### WHAT YOU SHOULD DO
Return each line of the listing below, unchanged, and omit the images.

### SOURCE DATA

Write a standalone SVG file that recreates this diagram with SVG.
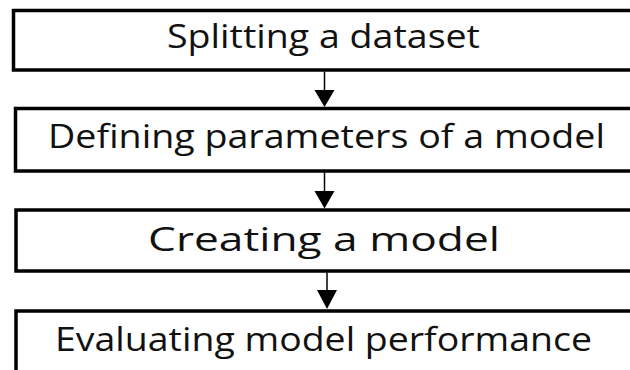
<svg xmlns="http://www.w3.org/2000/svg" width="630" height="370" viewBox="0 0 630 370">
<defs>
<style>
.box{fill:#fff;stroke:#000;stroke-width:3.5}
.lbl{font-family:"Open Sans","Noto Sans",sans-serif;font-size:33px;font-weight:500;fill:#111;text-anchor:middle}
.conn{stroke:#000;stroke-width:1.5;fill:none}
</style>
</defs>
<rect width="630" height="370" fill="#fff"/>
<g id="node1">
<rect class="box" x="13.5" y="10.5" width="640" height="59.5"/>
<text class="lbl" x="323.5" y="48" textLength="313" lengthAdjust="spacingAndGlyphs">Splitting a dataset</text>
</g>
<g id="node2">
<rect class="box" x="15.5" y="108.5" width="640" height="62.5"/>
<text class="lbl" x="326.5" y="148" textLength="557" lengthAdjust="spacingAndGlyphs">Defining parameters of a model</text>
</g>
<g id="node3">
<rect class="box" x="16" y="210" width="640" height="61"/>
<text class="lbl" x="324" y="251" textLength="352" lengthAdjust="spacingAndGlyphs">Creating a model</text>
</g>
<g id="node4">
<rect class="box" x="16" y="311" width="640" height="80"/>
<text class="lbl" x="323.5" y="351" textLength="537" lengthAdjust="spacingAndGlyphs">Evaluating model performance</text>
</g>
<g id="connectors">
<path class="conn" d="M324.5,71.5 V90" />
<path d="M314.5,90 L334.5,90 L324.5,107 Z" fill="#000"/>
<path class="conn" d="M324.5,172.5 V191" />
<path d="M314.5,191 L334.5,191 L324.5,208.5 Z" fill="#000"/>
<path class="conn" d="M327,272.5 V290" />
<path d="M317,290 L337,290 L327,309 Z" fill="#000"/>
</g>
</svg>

### SOLUTION TO THE PROBLEM
Write a standalone SVG file that recreates this diagram with SVG.
<svg xmlns="http://www.w3.org/2000/svg" width="630" height="370" viewBox="0 0 630 370">
<defs>
<style>
.box{fill:#fff;stroke:#000;stroke-width:3.5}
.lbl{font-family:"Open Sans","Noto Sans",sans-serif;font-size:33px;font-weight:500;fill:#111;text-anchor:middle}
.conn{stroke:#000;stroke-width:1.5;fill:none}
</style>
</defs>
<rect width="630" height="370" fill="#fff"/>
<g id="node1">
<rect class="box" x="13.5" y="10.5" width="640" height="59.5"/>
<text class="lbl" x="323.5" y="48" textLength="313" lengthAdjust="spacingAndGlyphs">Splitting a dataset</text>
</g>
<g id="node2">
<rect class="box" x="15.5" y="108.5" width="640" height="62.5"/>
<text class="lbl" x="326.5" y="148" textLength="557" lengthAdjust="spacingAndGlyphs">Defining parameters of a model</text>
</g>
<g id="node3">
<rect class="box" x="16" y="210" width="640" height="61"/>
<text class="lbl" x="324" y="251" textLength="352" lengthAdjust="spacingAndGlyphs">Creating a model</text>
</g>
<g id="node4">
<rect class="box" x="16" y="311" width="640" height="80"/>
<text class="lbl" x="323.5" y="351" textLength="537" lengthAdjust="spacingAndGlyphs">Evaluating model performance</text>
</g>
<g id="connectors">
<path class="conn" d="M324.5,71.5 V90" />
<path d="M314.5,90 L334.5,90 L324.5,107 Z" fill="#000"/>
<path class="conn" d="M324.5,172.5 V191" />
<path d="M314.5,191 L334.5,191 L324.5,208.5 Z" fill="#000"/>
<path class="conn" d="M327,272.5 V290" />
<path d="M317,290 L337,290 L327,309 Z" fill="#000"/>
</g>
</svg>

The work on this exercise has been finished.